Pro clue about gelcoat-crack repair
I use the little stone tool in the Dremel, rather than the carbide grinder bitt. I find it gentler and more controllable. Also it is cheaper. And it lasts as long as you'd care to use it-- I've done about four boats with the current one and it's still fine.
I opted to forego the Dremel-brand machine, especially the battery-powered one, after seeing several coworkers cuss theirs out when the batteries died too soon or the switches gave out. My 'Dremel' is a Blue Hawk 115vac one from Lowe's. It's easily used and the speed control is reliable and clearly marked. This has been what coworkers have asked to borrow when their Dremel-brand ones failed them.
One 'pro' trick: when you are tracing the crack with the grinding tool, make one full pass over some smallish area first. Then, wipe aside the dust and inspect the gouge you just made. If you see any dark line inside it, you have not gone deeply enough-- the crack is still there. Don't worry about going down to the 'glass-- this may be preferable in most cases. Also, if you see any gaps at all, voids, cracks, chipping, etc., where you have gouged, dig it all out.
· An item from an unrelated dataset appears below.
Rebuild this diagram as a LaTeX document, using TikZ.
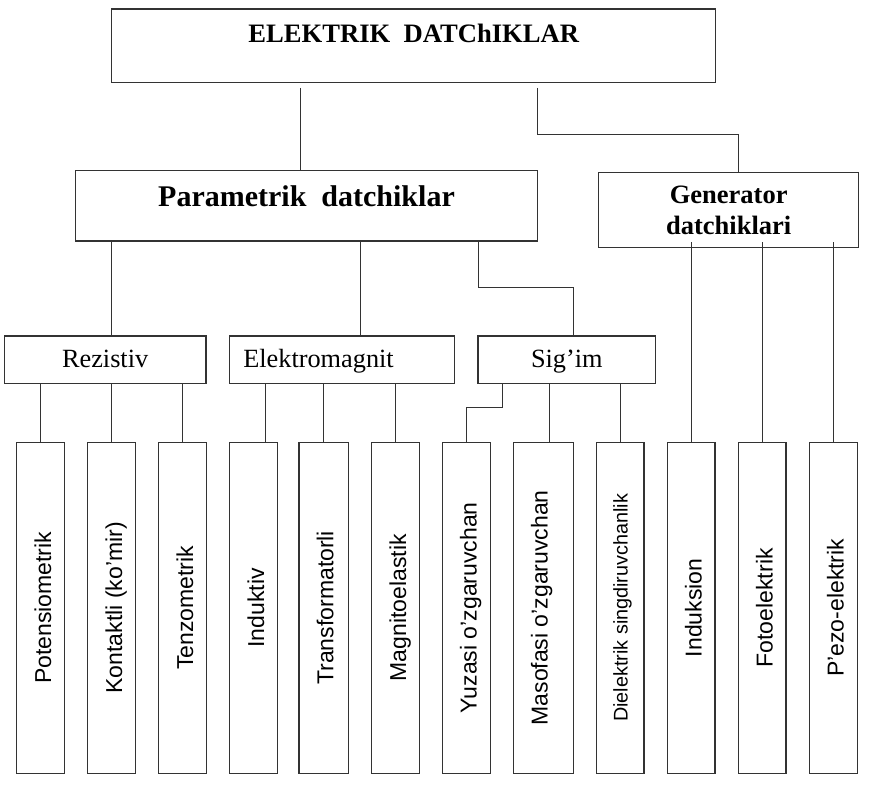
\documentclass[tikz,border=0pt]{standalone}
\usepackage{fontspec}
\usepackage{graphicx}
\setmainfont{Liberation Serif}
\newfontfamily\arialfont{Liberation Sans}

\tikzset{
    box/.style={draw=black!80, line width=1.2pt, inner sep=0pt},
    midbox/.style={box, minimum height=47.3pt, text height=18pt, text depth=2pt, font=\fontsize{26.3}{30}\selectfont},
    vbox/.style={box, minimum height=331pt},
    link/.style={draw=black!80, line width=1pt},
}
% rotated label: #1 = left edge to baseline, #2 = rest of the box width
\newcommand{\vlabel}[3]{\rotatebox{90}{\raisebox{0pt}[#1][#2]{#3}}}

\begin{document}
\begin{tikzpicture}[x=1pt, y=-1pt]
    \useasboundingbox (0,0) rectangle (873,789);

    \node[box, minimum width=604pt, minimum height=73.3pt, text height=33.3pt, text depth=40pt,
        font=\fontsize{26.6}{30}\selectfont\bfseries] (elektrik) at (413.7, 45.65) {ELEKTRIK~~DATChIKLAR};
    \node[box, minimum width=461.6pt, minimum height=70.3pt, text height=35.3pt, text depth=35pt,
        font=\fontsize{30}{34}\selectfont\bfseries] (par) at (306.5, 205.85) {Parametrik~~datchiklar};
    \node[box, minimum width=260pt, minimum height=75.4pt, align=center,
        font=\fontsize{26.5}{31}\selectfont\bfseries] (gen) at (728.7, 210) {Generator\\datchiklari};

    \node[midbox, minimum width=201.7pt] (rez) at (105.15, 359.65) {Rezistiv};
    \node[midbox, text width=225.4pt, align=left] (elm) at (342, 359.65) {\hspace*{14pt}Elektromagnit};
    \node[midbox, minimum width=177.7pt] (sig) at (566.85, 359.65) {Sig’im};

    \foreach \nm/\cx/\w/\fs/\h/\txt in {
        pot/40.5/47.6/23/34.3/Potensiometrik,
        kon/111.5/47.6/23/34.3/{Kontaktli (ko’mir)},
        ten/182.5/47.6/23/34.3/Tenzometrik,
        ind/253.5/47.6/23/34.3/Induktiv,
        tra/323.7/49.3/23/34.3/Transformatorli,
        mag/395.5/47.6/23/34.3/Magnitoelastik,
        yuz/466.3/48/23/34.3/{Yuzasi o’zgaruvchan},
        mas/543.3/60/23/34.3/{Masofasi o’zgaruvchan},
        die/620.3/47.3/19.8/31/{Dielektrik singdiruvchanlik},
        inds/691.2/47.7/23/34.3/Induksion,
        fot/762.2/47.7/23/34.3/Fotoelektrik,
        pez/833.3/48/23/34.3/P’ezo-elektrik}
        \node[vbox, minimum width=\w pt, font=\arialfont\fontsize{\fs}{\fs}\selectfont] (\nm) at (\cx, 607.8)
            {\vlabel{\h pt}{\dimexpr\w pt-\h pt\relax}{\txt}};

    % top level
    \draw[link] ([shift={(-113pt,-5pt)}]elektrik.south) coordinate (e1) -- (e1 |- par.north);
    \draw[link] ([shift={(123.6pt,-5pt)}]elektrik.south) |- ([shift={(10pt,37.3pt)}]gen.north) -- ([xshift=10pt]gen.north);

    % parametrik
    \draw[link] ([xshift=6.5pt]rez.north) coordinate (r1) -- (r1 |- par.south);
    \draw[link] ([xshift=18pt]elm.north) coordinate (m1) -- (m1 |- par.south);
    \draw[link] ([xshift=172.2pt]par.south) |- ([shift={(6.15pt,47.7pt)}]sig.north) -- ([xshift=6.15pt]sig.north);

    % bottom row
    \foreach \nm in {pot, kon, ten}
        \draw[link] (\nm.north) -- (\nm.north |- rez.south);
    \draw[link] ([xshift=12.2pt]ind.north) coordinate (i1) -- (i1 |- elm.south);
    \foreach \nm in {tra, mag}
        \draw[link] (\nm.north) -- (\nm.north |- elm.south);
    \draw[link] ([xshift=-64.55pt]sig.south) -- ++(0pt,-23.4pt) -| (yuz.north);
    \draw[link] ([xshift=6.4pt]mas.north) coordinate (s1) -- (s1 |- sig.south);
    \draw[link] (die.north) -- (die.north |- sig.south);
    \foreach \nm in {inds, fot, pez}
        \draw[link, shorten >=-6pt] (\nm.north) -- (\nm.north |- gen.south);
\end{tikzpicture}
\end{document}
This may prove alarmingly dramatic; but it's necessary. Chase that damage till there's no damage left. And there's no sense in going past a few 'small' ones. Any of them can reveal problems-- pursue them all. This job, if done right, can easily take up more than a weekend.
I filled some of my topside cracks with Evercoat 27; but the cream hardener failed in the most recent application, the stuff never kicked, and three days later I had to remove it all and refill the cracks. After that I used WEST epoxy with 403 filler, same as I used on the bottom. So long as it's not a wide, deep area (which gouges won't be), epoxy will not shrink or crack from the expanse and is really the best thing to use.
If it's a larger area, or if there are so many cracks that you might as well just trowel on a whole layer (particularly underwater), consider MAS milled fibers. This is not the cheapest way to go; but the milled fibers are in fact the same material as the fiberglass, so they will add the most strength with the least work (as compared to poking 'monkey hair' into the gouges by brush/stick/finger/hand/face/etc). Milled fibers are just the very devil to sand, so go thinly and evenly from the start.
All of this can be finished with a skimming with gelcoat; but if you add any filler to the gelcoat keep in mind that it will change color. Your best bet is to leave it a little rough (100 grit?) and fair before applying several healthy coats of gelcoat by itself, enough to permit you to fair it with sandpaper (120/180/220/320/400/600+). These can be done with a roller-- spraying it won't give you enough buildup. Going too thin with the gelcoat will let you burn through to the repair, over and over. Just don't put on the gelcoat so thick that it'll crack.
Interlux recommends trowelling a thin mix of epoxy with gouge filler over the whole bottom before application of Interprotect. Fortunately I 'accidentally' did this before opening the can (and then reading the guide). In any case a two-part epoxy barrier coat is de rigueur after filling gelcoat cracks, especially of any of them were sort of deep.